В Бетховенском зале Большого театра состоялся камерный вечер Елены Прокиной (сопрано) и Алексея Гориболя (фортепиано).
Программа Елены Прокиной и Алексея Гориболя — плод их дружбы, подкрепленной этим летом в подмосковном поселке Кратово, где возникла идея сделать подборку русских романсов и запустить их в мировое турне. В самом начале турне оказалась Москва. На очереди — Петербург, Лондон, Олдборо, Барселона, Амстердам, Нью-Йорк, Буэнос-Айрес.
Суть программы проста — это интеллектуальная русская миниатюра.
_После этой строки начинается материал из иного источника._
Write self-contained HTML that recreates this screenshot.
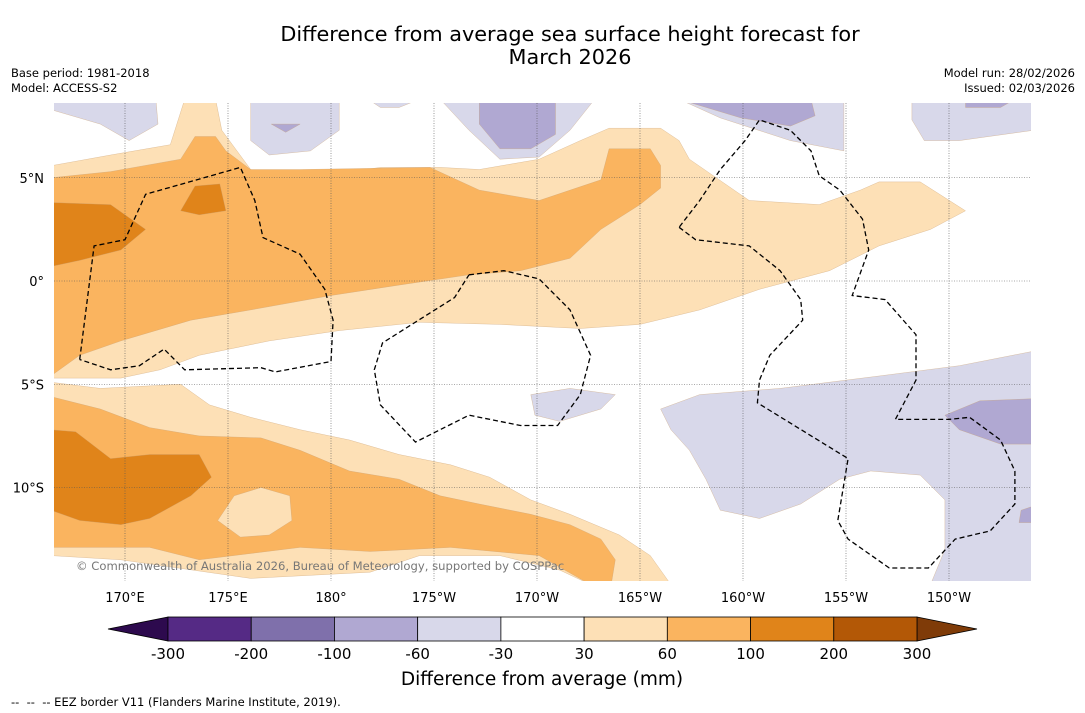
<!DOCTYPE html>
<html><head><meta charset="utf-8">
<style>
body{margin:0;background:#fff;width:1085px;height:713px;overflow:hidden;font-family:"DejaVu Sans","Liberation Sans",sans-serif;}
svg{position:absolute;left:0;top:0}
</style></head>
<body>
<svg id="svg" width="1085" height="713" xmlns="http://www.w3.org/2000/svg">
<text x="570" y="41" text-anchor="middle" font-size="20.8" fill="#000">Difference from average sea surface height forecast for</text>
<text x="570" y="64" text-anchor="middle" font-size="20.8" fill="#000">March 2026</text>
<text x="11" y="77" font-size="11.5">Base period: 1981-2018</text>
<text x="11" y="92" font-size="11.5">Model: ACCESS-S2</text>
<text x="1075" y="77" font-size="11.5" text-anchor="end">Model run: 28/02/2026</text>
<text x="1075" y="92" font-size="11.5" text-anchor="end">Issued: 02/03/2026</text>
<defs><clipPath id="mapclip"><rect x="54" y="103" width="977" height="478"/></clipPath></defs>
<g id="map" clip-path="url(#mapclip)"></g>
<g id="grid"></g>
<g id="eez" clip-path="url(#mapclip)"></g>
<text x="76" y="570" font-size="11.6" fill="#777">© Commonwealth of Australia 2026, Bureau of Meteorology, supported by COSPPac</text>
<g id="xt"></g>
<g id="yt"></g>
<g id="cbar"></g>
<text x="542" y="685" text-anchor="middle" font-size="18.5">Difference from average (mm)</text>
<text x="11" y="706" font-size="11.5">-- &#160;-- &#160;-- EEZ border V11 (Flanders Marine Institute, 2019).</text>
</svg>
<script>
const lonTicks=[170,175,180,185,190,195,200,205,210];
const lonLabels=["170°E","175°E","180°","175°W","170°W","165°W","160°W","155°W","150°W"];
const latTicks=[5,0,-5,-10];
const latLabels=["5°N","0°","5°S","10°S"];
const cbLevels=["-300","-200","-100","-60","-30","30","60","100","200","300"];
const cbColors=["#552a85","#7f70ab","#b0a8d2","#d8d8ea","#ffffff","#fde0b6","#fab45f","#e0841a","#b35806"];
const cbEnds=["#2d0a4e","#7f3b08"];
const LO="#fde0b6",OR="#fab45f",DO="#e0841a",LP="#d8d8ea",MP="#b0a8d2";
const LO1=[[166.5,5.6],[169.3,6.1],[172.2,6.6],[172.9,8.8],[174.4,8.8],[174.7,7.3],[176.1,5.4],[178,4.9],[182.4,5.5],[185.3,5.5],[187.2,5.4],[190.1,5.9],[192.1,6.8],[193.5,7.4],[196,7.4],[196.9,6.8],[197.4,5.9],[200.3,3.9],[203.7,3.7],[205.7,4.4],[206.6,4.8],[208.6,4.8],[210.8,3.4],[209.1,2.5],[206.6,1.7],[204.2,0.5],[200.8,-0.4],[197.9,-1.4],[195,-2.1],[192.1,-2.3],[188.2,-2.1],[184.3,-2],[180.4,-2.4],[177,-2.9],[173.6,-3.6],[171.7,-4.3],[169.8,-4.7],[166.4,-4.7]];
const OR1=[[166.4,5],[169.3,5.3],[172.7,5.9],[173.4,7],[174.4,7],[174.9,6.3],[176.1,5.4],[178.5,5.4],[184.8,5.5],[187.2,4.4],[190.1,3.9],[193.1,4.9],[193.5,6.4],[195.5,6.4],[196,5.6],[196,4.5],[195,3.7],[193.1,2.5],[191.6,1.1],[189.2,0.5],[186.7,0.3],[183.3,-0.2],[180,-0.7],[176.1,-1.4],[173.2,-1.9],[169.8,-2.9],[167.8,-3.6],[166.4,-4.6]];
const DO1=[[166.4,3.8],[169.3,3.7],[171,2.5],[169.8,1.5],[167.8,1],[166.4,0.7]];
const DO2=[[172.7,3.4],[173.4,4.6],[174.6,4.7],[174.9,3.4],[173.6,3.2]];
const LO2=[[166.4,-4.9],[168.8,-5.2],[172.7,-5],[174.1,-6],[176.1,-6.6],[178.5,-7.2],[180.9,-7.7],[183.3,-8.4],[185.8,-8.9],[187.7,-9.5],[189.7,-10.6],[191.6,-11.3],[194,-12.3],[195.5,-13.3],[196.5,-14.7],[192.6,-14.7],[191.1,-14],[188.2,-13.3],[184.3,-13.3],[181.9,-14.1],[176.1,-14.4],[169.8,-13.5],[166.4,-13.3]];
const OR2=[[166.4,-5.6],[168.8,-6.2],[171.2,-7.1],[173.6,-7.5],[176.6,-7.6],[178.5,-8.2],[180.9,-9.2],[183.3,-9.6],[185.3,-10.4],[187.2,-10.8],[189.7,-11.3],[191.6,-11.8],[193.1,-12.5],[193.8,-13.5],[193.6,-14.7],[192.6,-14.7],[190.1,-13.3],[185.8,-12.9],[181.9,-13.1],[178.5,-12.9],[173.6,-13.5],[171.2,-12.9],[166.4,-12.9]];
const DO3=[[166.4,-7.2],[167.6,-7.3],[169.3,-8.6],[171.2,-8.4],[173.6,-8.4],[174.2,-9.5],[173.2,-10.4],[171.2,-11.5],[169.8,-11.8],[167.8,-11.6],[166.4,-11.1]];
const LO3=[[174.5,-11.6],[175.3,-10.4],[176.6,-10],[178,-10.4],[178.1,-11.6],[177,-12.3],[175.6,-12.4]];
const LP1=[[166.4,8.8],[171.5,8.8],[171.6,7.6],[170.2,6.8],[168.8,7.6],[166.4,8.3]];
const LP2=[[176.1,8.8],[180.4,8.8],[180.4,7.3],[179,6.3],[177,6.1],[176.1,6.8]];
const LP3=[[181.8,8.8],[184.3,8.8],[183.3,8.4],[182.4,8.4]];
const LP4=[[185.3,8.8],[192.8,8.8],[191.6,7.3],[190.1,6],[188.2,5.9],[186.7,7.3]];
const LP5=[[196.9,8.8],[204.9,8.8],[204.9,6.3],[202.3,6.8],[198.9,7.9]];
const LP6=[[208.2,8.8],[214.1,8.8],[214.1,7.3],[210.5,6.8],[208.8,6.8],[208.2,7.8]];
const LP7=[[189.7,-5.5],[191.6,-5.2],[193.8,-5.5],[193.1,-6.2],[191.1,-6.8],[189.9,-6.5]];
const LP8=[[196,-6.2],[197.9,-5.5],[201.8,-5.2],[206.6,-4.6],[210.5,-4.1],[214.1,-3.4],[214.1,-14.7],[209.1,-14.7],[209.8,-13],[209.8,-10.6],[208.6,-9.4],[206.2,-9.2],[204.7,-9.6],[202.8,-10.8],[200.8,-11.5],[198.9,-11.1],[198.2,-9.6],[197.4,-8.2],[196.5,-7.2]];
const MP1=[[187.2,8.8],[190.9,8.8],[190.9,7.1],[189.7,6.4],[188.2,6.4],[187.2,7.6]];
const MP2=[[196.9,8.8],[203.3,8.8],[203.5,8],[202.3,7.5],[199.9,7.9]];
const MP3=[[210.8,8.8],[213.2,8.8],[212.5,8.4],[210.8,8.4]];
const MP4=[[177.1,7.6],[178.5,7.6],[177.8,7.2]];
const MP5=[[209.8,-6.5],[211.5,-5.8],[214.1,-5.7],[214.1,-7.9],[212.5,-7.9],[210.5,-7.2]];
const MP6=[[213.5,-11.1],[214.1,-10.9],[214.1,-11.7],[213.4,-11.7]];
const EEZ1=[[167.8,-3.8],[168.5,1.7],[170,2],[171,4.2],[175.6,5.5],[176.3,3.9],[176.7,2.1],[178.5,1.3],[179.7,-0.4],[180.1,-1.9],[180,-3.9],[177.3,-4.4],[176.6,-4.2],[172.9,-4.3],[171.9,-3.3],[170.7,-4.1],[169.3,-4.3],[167.8,-3.8]];
const EEZ2=[[186.7,0.3],[188.4,0.5],[190.1,0.1],[191.6,-1.4],[192.6,-3.6],[192.1,-5.5],[191,-7],[189.2,-7],[186.7,-6.5],[184.1,-7.8],[182.4,-6],[182.1,-4.3],[182.5,-3],[186,-0.8],[186.7,0.3]];
const EEZ3=[[196.9,2.6],[197.7,2],[200.3,1.7],[201.8,0.5],[202.8,-0.9],[202.9,-1.9],[201.3,-3.6],[200.8,-4.8],[200.7,-5.9],[205.1,-8.6],[204.6,-11.6],[205.1,-12.5],[207.1,-13.9],[209,-13.9],[210.3,-12.5],[212,-12.1],[213.2,-10.8],[213.2,-9.2],[212.5,-7.7],[211,-6.6],[210,-6.7],[207.4,-6.7],[208.4,-4.8],[208.4,-2.6],[206.9,-0.9],[205.3,-0.7],[206.1,1.5],[205.8,3],[204.7,4.4],[203.7,5.1],[203.3,6.3],[202.3,7.3],[200.8,7.8],[200.1,6.8],[198.9,5.4],[197.9,3.9],[196.9,2.6]];

const X=lon=>331+(lon-180)*20.6;
const Y=lat=>281-lat*20.65;
const NS="http://www.w3.org/2000/svg";
function mk(tag,attrs,parent){const e=document.createElementNS(NS,tag);for(const k in attrs)e.setAttribute(k,attrs[k]);parent.appendChild(e);return e;}
const map=document.getElementById('map');
const bg=mk('rect',{x:54,y:103,width:977,height:478,fill:'#fff'},map);


const layers=[[LO1,LO,'anomaly-30-60-north'],[OR1,OR,'anomaly-60-100-north'],[DO1,DO,'anomaly-100-200-west'],[DO2,DO,'anomaly-100-200-blob'],[LO2,LO,'anomaly-30-60-south'],[OR2,OR,'anomaly-60-100-south'],[DO3,DO,'anomaly-100-200-south'],[LO3,LO,'anomaly-30-60-pocket'],
[LP1,LP,'anomaly-neg30-60-a'],[LP2,LP,'anomaly-neg30-60-b'],[LP3,LP,'anomaly-neg30-60-c'],[LP4,LP,'anomaly-neg30-60-d'],[LP5,LP,'anomaly-neg30-60-e'],[LP6,LP,'anomaly-neg30-60-f'],[LP7,LP,'anomaly-neg30-60-g'],[LP8,LP,'anomaly-neg30-60-east'],
[MP1,MP,'anomaly-neg60-100-a'],[MP2,MP,'anomaly-neg60-100-b'],[MP3,MP,'anomaly-neg60-100-c'],[MP4,MP,'anomaly-neg60-100-d'],[MP5,MP,'anomaly-neg60-100-e'],[MP6,MP,'anomaly-neg60-100-f']];
layers.forEach(([pts,c,n])=>{
  const p=mk('polygon',{points:pts.map(q=>X(q[0]).toFixed(1)+','+Y(q[1]).toFixed(1)).join(' '),fill:c,stroke:'#c9a070','stroke-width':0.3,'stroke-linejoin':'round'},map);
  
  
});
const grid=document.getElementById('grid');
lonTicks.forEach((l,i)=>{
  const g=mk('line',{x1:X(l),x2:X(l),y1:103,y2:581,stroke:'#555','stroke-width':0.6,'stroke-dasharray':'1,1.5'},grid);
  
  
  const t=mk('text',{x:X(l),y:602,'text-anchor':'middle','font-size':13},document.getElementById('xt'));
  t.textContent=lonLabels[i];
  
  
});
latTicks.forEach((l,i)=>{
  const g=mk('line',{x1:54,x2:1031,y1:Y(l),y2:Y(l),stroke:'#555','stroke-width':0.6,'stroke-dasharray':'1,1.5'},grid);
  
  
  const t=mk('text',{x:44,y:Y(l)+5,'text-anchor':'end','font-size':13},document.getElementById('yt'));
  t.textContent=latLabels[i];
  
  
});
const eez=document.getElementById('eez');
[EEZ1,EEZ2,EEZ3].forEach(pts=>{
  const p=mk('polyline',{points:pts.map(q=>X(q[0]).toFixed(1)+','+Y(q[1]).toFixed(1)).join(' '),fill:'none',stroke:'#000','stroke-width':1.3,'stroke-dasharray':'5,3'},eez);
  
  
});
const cb=document.getElementById('cbar');
const cx0=168,cx1=917,cy=617,ch=24,cw=(cx1-cx0)/cbColors.length;
const tl=mk('polygon',{points:`${cx0},${cy} ${cx0-60},${cy+ch/2} ${cx0},${cy+ch}`,fill:cbEnds[0],stroke:'#000','stroke-width':0.8},cb);


const tr=mk('polygon',{points:`${cx1},${cy} ${cx1+60},${cy+ch/2} ${cx1},${cy+ch}`,fill:cbEnds[1],stroke:'#000','stroke-width':0.8},cb);


cbColors.forEach((c,i)=>{
  const r=mk('rect',{x:cx0+i*cw,y:cy,width:cw,height:ch,fill:c,stroke:'#000','stroke-width':0.8},cb);
  
  
});
cbLevels.forEach((v,i)=>{
  const t=mk('text',{x:cx0+i*cw,y:659,'text-anchor':'middle','font-size':15},cb);
  t.textContent=v;
  
  
});
</script>
</body></html>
Прокофьев ("Пять стихотворений Анны Ахматовой"), Стравинский ("Две песни на слова Городецкого"), с которыми симметрично зарифмованы "Пять стихотворений Тютчева" Леонида Десятникова и "Сатиры" Шостаковича на стихи Саши Черного. Цокольным этажом проходит Соната-вокализ Николая Метнера — неисполняемое сочинение забытого композитора, в чьем благородном академизме содержится немало откровений русского Серебряного века.Само присутствие питерско-московского пианиста Алексея Гориболя в паре с бывшей подданной Мариинского театра Еленой Прокиной добавляло еще кое-что. Этой программой Гориболь возвращал Прокину русской публике, перед которой певица не выступала целых девять лет. А Прокина вводила Гориболя на тот этаж международного рынка, где она оказалась как оперная певица. Заметим, однако, что ее международная карьера до сих пор не позволяла ей выходить за грань оперы и выступить в эксклюзивном русском качестве.
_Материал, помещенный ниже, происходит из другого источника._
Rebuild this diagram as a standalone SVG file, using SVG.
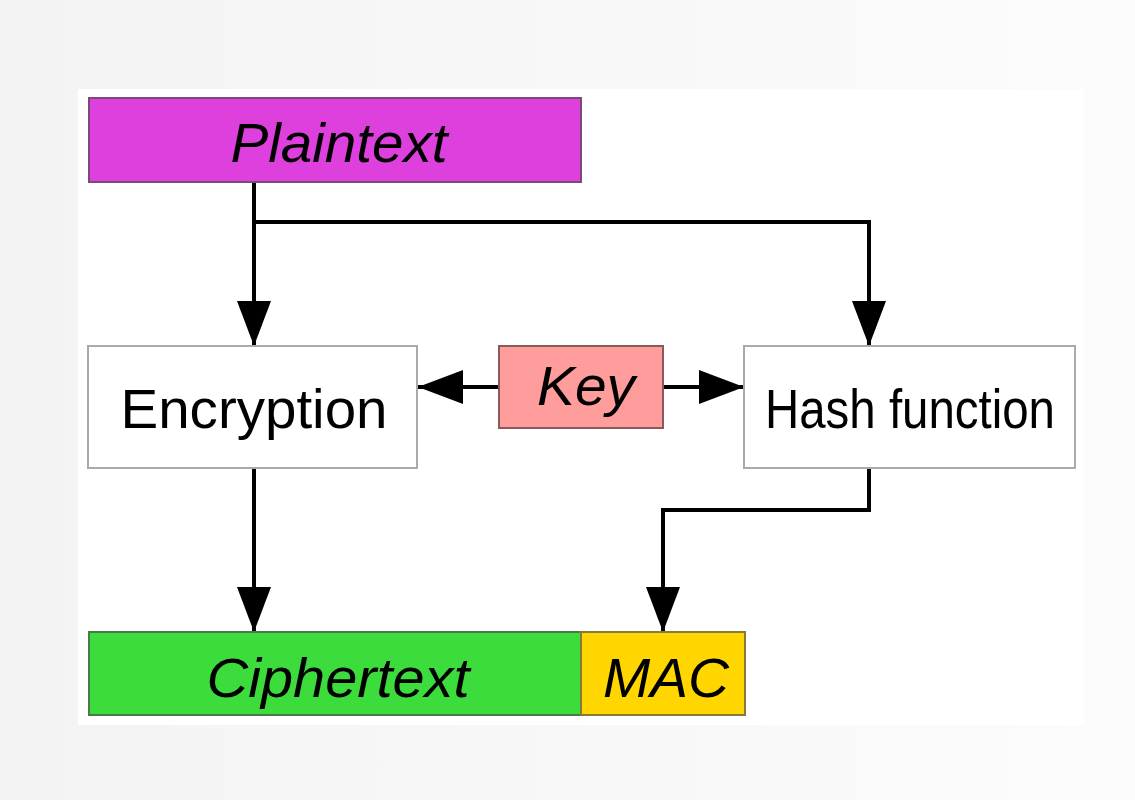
<svg xmlns="http://www.w3.org/2000/svg" width="1135" height="800" viewBox="0 0 1135 800">
<defs>
<linearGradient id="bg" x1="0" y1="0" x2="1" y2="0">
<stop offset="0" stop-color="#f3f3f3"/>
<stop offset="1" stop-color="#fcfcfc"/>
</linearGradient>
<marker id="ah" viewBox="0 0 45 34" refX="45" refY="17" markerWidth="45" markerHeight="34" markerUnits="userSpaceOnUse" orient="auto">
<path d="M0,0 L45,17 L0,34 Z" fill="#000"/>
</marker>
<style>
.box{stroke-width:2}
.lbl{font-family:"Liberation Sans",Arial,sans-serif;font-size:56px;fill:#000;text-anchor:middle}
.it{font-style:italic}
.con{fill:none;stroke:#000;stroke-width:4;marker-end:url(#ah)}
</style>
</defs>
<rect x="0" y="0" width="1135" height="800" fill="url(#bg)"/>
<rect x="78" y="89" width="1006" height="636" fill="#fff"/>
<g id="connectors">
<path class="con" d="M254,182 V346"/>
<path class="con" d="M254,222 H869 V346"/>
<path class="con" d="M254,468 V632"/>
<path class="con" d="M869,468 V510 H663 V632"/>
<path class="con" d="M499,387 H418"/>
<path class="con" d="M663,387 H744"/>
</g>
<g id="plaintext">
<rect class="box" x="89" y="98" width="492" height="84" fill="#dd40dd" stroke="#7a4a7a"/>
<text class="lbl it" x="339" y="162" textLength="217" lengthAdjust="spacingAndGlyphs">Plaintext</text>
</g>
<g id="encryption">
<rect class="box" x="88" y="346" width="329" height="122" fill="#fff" stroke="#aaa"/>
<text class="lbl" x="254" y="428" textLength="267" lengthAdjust="spacingAndGlyphs">Encryption</text>
</g>
<g id="key">
<rect class="box" x="499" y="346" width="164" height="82" fill="#ff9c9c" stroke="#8a5a5a"/>
<text class="lbl it" x="586" y="405" textLength="98" lengthAdjust="spacingAndGlyphs">Key</text>
</g>
<g id="hash">
<rect class="box" x="744" y="346" width="331" height="122" fill="#fff" stroke="#aaa"/>
<text class="lbl" x="910" y="428" textLength="290" lengthAdjust="spacingAndGlyphs">Hash function</text>
</g>
<g id="ciphertext">
<rect class="box" x="89" y="632" width="492" height="83" fill="#3ddc3d" stroke="#4a7a4a"/>
<text class="lbl it" x="338" y="697" textLength="263" lengthAdjust="spacingAndGlyphs">Ciphertext</text>
</g>
<g id="mac">
<rect class="box" x="581" y="632" width="164" height="83" fill="#ffd600" stroke="#8a7a3a"/>
<text class="lbl it" x="666" y="697" textLength="126" lengthAdjust="spacingAndGlyphs">MAC</text>
</g>
</svg>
На концерте в Бетховенском зале легко было сразу же оценить сложность первого номера — той самой метнеровской Сонаты-вокализа, прозвучавшей, впрочем, не более чем аккуратно. Хотя, может быть, пианиста сдерживал суховатый (и оттого проблемный рояль), а певицу — товарищеское нежелание тянуть одеяло на себя, преждевременно растрачивая голос в трудном вокально-инструментальном рельефе. Но дальше тот же тон — не слишком напряженный (да и не всегда опрятный) — повторился и в нежных прокофьевских "ахматках", и в шуточном квазилубке Стравинского. Относительная удача тютчевского цикла Десятникова пошла насмарку в "Сатирах" Шостаковича. Возникало ощущение обоюдной несвободы певшей и игравшего.
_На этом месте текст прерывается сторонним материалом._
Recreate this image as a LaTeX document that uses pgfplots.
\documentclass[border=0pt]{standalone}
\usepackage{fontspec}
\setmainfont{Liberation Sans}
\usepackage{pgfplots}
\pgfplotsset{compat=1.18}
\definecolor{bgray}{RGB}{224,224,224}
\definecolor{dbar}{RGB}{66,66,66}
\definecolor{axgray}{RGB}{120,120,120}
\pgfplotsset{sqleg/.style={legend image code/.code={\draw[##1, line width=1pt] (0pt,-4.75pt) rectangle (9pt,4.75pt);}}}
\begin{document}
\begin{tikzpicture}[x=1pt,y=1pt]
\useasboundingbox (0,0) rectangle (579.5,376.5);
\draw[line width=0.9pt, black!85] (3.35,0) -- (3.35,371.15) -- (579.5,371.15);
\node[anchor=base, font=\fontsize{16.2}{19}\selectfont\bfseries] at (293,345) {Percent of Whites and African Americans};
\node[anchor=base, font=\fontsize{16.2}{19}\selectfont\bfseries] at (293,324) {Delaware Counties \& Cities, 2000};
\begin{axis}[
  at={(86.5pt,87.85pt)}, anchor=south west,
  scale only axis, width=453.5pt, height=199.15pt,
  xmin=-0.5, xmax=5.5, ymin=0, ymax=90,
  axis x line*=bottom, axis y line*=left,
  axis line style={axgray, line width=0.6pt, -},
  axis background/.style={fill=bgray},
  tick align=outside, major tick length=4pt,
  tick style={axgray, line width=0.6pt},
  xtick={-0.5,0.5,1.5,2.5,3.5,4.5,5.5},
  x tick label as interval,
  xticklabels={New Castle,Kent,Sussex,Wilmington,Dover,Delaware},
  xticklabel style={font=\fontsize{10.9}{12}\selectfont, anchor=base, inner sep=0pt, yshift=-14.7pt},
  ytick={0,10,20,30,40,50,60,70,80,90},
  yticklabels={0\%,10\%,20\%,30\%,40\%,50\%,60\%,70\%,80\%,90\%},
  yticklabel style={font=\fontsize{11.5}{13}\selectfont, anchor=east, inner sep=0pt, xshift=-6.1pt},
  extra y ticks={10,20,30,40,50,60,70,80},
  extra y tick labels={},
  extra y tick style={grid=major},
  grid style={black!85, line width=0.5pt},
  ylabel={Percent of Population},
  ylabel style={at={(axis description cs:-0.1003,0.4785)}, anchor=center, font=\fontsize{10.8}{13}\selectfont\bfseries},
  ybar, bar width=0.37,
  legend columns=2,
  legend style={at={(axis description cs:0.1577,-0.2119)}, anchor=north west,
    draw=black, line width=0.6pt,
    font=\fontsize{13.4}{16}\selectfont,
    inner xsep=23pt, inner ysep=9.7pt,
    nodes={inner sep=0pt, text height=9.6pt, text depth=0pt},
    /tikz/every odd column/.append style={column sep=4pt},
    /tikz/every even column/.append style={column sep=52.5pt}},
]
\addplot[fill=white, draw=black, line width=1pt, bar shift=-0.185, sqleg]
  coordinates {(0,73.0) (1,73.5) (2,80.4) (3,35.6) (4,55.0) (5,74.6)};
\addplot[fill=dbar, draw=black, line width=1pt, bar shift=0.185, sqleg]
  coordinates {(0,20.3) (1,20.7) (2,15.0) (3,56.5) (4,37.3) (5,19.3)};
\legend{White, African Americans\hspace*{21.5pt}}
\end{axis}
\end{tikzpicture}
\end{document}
Реальным сюжетом придуманного концерта было следование по истории стилей: вот кабинетная лирика Прокофьева, вот витальная стилизация Стравинского, вот ушибленный Бахом Десятников, а вот и коммунальный карикатурист Шостакович. Что мало подходит масштабу голоса Прокиной и масштабу ее личности — ну не всерьез же относиться к нэпмановским "ум-ца-ум-ца" Шостаковича рядом с ироничными песенками Стравинского. Да и фирменный надлом Гориболя оказался далеко не лучшим спутником для Прокиной, с одной стороны, робевшей оперного формата голоса, с другой — по-оперному укрупнявшей поэтические микросюжеты.
Убедительно придуманную, но далекую от исполнительской убедительности программу спасли только бисы — три романса Сергея Рахманинова, спетые Прокиной на память. Свободы и естественности исполнения удалось достичь лишь в самом конце концерта.